### Set problem:
Look through the material below. Copy every line with the string "chart" in it.

### Data block:
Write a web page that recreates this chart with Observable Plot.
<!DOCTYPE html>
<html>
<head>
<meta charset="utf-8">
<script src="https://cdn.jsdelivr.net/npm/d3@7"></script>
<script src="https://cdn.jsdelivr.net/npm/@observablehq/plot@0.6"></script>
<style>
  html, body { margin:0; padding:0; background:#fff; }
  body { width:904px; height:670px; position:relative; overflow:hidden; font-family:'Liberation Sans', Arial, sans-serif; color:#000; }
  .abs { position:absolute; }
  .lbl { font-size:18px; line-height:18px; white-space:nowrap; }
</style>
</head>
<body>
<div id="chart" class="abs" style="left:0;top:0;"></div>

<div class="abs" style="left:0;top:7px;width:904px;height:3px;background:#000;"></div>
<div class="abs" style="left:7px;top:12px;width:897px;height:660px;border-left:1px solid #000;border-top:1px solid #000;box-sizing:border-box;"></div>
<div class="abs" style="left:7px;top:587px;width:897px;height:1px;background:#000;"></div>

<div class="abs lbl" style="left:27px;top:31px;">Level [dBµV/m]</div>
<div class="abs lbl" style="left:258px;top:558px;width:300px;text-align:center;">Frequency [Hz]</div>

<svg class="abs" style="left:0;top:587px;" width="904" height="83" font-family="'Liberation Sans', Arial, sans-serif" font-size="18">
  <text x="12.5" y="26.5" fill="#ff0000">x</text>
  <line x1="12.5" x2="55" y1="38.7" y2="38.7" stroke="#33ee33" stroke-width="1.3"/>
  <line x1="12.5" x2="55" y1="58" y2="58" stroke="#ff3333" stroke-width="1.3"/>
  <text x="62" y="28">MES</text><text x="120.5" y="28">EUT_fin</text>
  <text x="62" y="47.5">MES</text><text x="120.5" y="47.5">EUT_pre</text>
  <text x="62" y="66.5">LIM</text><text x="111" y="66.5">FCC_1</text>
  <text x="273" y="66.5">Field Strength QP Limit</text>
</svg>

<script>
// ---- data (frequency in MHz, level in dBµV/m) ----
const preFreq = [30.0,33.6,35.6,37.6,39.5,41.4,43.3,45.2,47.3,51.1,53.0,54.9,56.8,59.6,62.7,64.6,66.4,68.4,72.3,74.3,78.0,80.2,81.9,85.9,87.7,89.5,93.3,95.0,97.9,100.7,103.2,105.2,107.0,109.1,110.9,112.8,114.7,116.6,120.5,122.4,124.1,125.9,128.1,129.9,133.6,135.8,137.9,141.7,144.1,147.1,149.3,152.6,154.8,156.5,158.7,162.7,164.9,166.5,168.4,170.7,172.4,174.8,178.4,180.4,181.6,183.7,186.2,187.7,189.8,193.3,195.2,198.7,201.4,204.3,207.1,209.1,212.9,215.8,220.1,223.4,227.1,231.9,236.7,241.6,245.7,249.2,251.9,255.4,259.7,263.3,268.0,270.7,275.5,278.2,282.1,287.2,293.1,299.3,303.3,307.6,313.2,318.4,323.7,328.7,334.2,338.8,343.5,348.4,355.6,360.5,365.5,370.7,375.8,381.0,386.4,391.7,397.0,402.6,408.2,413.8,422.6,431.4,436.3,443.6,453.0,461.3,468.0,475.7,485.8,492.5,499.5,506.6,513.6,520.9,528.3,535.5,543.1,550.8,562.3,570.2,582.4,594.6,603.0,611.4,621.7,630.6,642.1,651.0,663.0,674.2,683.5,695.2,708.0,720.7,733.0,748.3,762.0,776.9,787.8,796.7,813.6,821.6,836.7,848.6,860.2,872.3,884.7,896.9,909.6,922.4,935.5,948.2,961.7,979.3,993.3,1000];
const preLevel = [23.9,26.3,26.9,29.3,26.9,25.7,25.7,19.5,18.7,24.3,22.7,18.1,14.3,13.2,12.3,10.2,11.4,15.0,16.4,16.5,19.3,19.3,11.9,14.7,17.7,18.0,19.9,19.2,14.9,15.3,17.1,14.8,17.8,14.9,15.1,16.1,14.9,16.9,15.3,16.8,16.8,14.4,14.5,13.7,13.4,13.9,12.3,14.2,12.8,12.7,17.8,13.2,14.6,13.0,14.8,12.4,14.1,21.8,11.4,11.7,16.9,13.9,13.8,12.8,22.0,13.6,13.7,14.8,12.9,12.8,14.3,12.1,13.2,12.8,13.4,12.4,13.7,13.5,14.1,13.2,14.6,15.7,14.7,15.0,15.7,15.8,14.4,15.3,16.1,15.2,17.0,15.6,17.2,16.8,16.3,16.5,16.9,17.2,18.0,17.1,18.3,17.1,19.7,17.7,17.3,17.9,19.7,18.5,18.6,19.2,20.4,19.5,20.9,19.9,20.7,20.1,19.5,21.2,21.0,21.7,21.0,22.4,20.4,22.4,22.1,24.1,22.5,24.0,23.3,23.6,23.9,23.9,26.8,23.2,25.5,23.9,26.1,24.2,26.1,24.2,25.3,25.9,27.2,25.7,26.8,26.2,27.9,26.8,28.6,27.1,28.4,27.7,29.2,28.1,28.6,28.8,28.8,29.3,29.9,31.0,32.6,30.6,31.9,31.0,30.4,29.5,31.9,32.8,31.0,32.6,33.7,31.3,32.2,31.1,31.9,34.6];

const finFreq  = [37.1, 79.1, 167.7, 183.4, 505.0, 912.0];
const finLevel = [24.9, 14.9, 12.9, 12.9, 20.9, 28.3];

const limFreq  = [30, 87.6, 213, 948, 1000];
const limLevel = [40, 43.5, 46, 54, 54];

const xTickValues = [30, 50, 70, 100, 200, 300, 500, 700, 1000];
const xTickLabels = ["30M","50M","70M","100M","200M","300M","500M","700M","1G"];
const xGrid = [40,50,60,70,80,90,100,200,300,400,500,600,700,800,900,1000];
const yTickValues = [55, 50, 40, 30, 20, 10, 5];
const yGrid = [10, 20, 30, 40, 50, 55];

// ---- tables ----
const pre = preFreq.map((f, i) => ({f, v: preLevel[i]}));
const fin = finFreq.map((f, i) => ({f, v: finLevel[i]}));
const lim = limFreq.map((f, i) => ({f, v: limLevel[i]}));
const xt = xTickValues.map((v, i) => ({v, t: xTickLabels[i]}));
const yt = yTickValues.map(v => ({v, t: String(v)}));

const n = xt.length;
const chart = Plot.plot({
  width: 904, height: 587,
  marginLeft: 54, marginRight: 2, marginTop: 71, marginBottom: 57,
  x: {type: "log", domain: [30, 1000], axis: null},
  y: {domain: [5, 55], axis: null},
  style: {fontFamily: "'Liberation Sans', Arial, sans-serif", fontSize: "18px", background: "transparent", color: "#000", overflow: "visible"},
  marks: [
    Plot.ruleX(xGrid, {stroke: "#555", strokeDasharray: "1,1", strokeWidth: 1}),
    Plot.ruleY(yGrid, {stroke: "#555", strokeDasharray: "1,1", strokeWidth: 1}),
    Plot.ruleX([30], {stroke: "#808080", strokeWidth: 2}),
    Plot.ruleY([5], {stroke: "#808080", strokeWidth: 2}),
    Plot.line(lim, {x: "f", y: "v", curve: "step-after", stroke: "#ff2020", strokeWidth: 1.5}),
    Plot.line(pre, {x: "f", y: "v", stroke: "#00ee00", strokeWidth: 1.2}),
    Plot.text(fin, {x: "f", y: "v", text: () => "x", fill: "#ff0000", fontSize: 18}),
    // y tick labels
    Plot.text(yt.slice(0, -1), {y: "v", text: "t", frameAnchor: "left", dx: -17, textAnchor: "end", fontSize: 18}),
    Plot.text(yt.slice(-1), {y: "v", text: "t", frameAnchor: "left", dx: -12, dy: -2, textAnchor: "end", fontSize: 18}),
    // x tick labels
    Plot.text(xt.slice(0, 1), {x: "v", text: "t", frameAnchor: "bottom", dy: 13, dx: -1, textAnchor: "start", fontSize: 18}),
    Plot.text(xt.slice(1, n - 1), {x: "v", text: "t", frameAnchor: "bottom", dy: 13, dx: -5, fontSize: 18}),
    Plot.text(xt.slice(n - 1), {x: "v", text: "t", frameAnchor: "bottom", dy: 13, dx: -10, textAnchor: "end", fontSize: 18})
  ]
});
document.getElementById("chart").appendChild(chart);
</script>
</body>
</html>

### Task solution:
Write a web page that recreates this chart with Observable Plot.
<div id="chart" class="abs" style="left:0;top:0;"></div>
const chart = Plot.plot({
document.getElementById("chart").appendChild(chart);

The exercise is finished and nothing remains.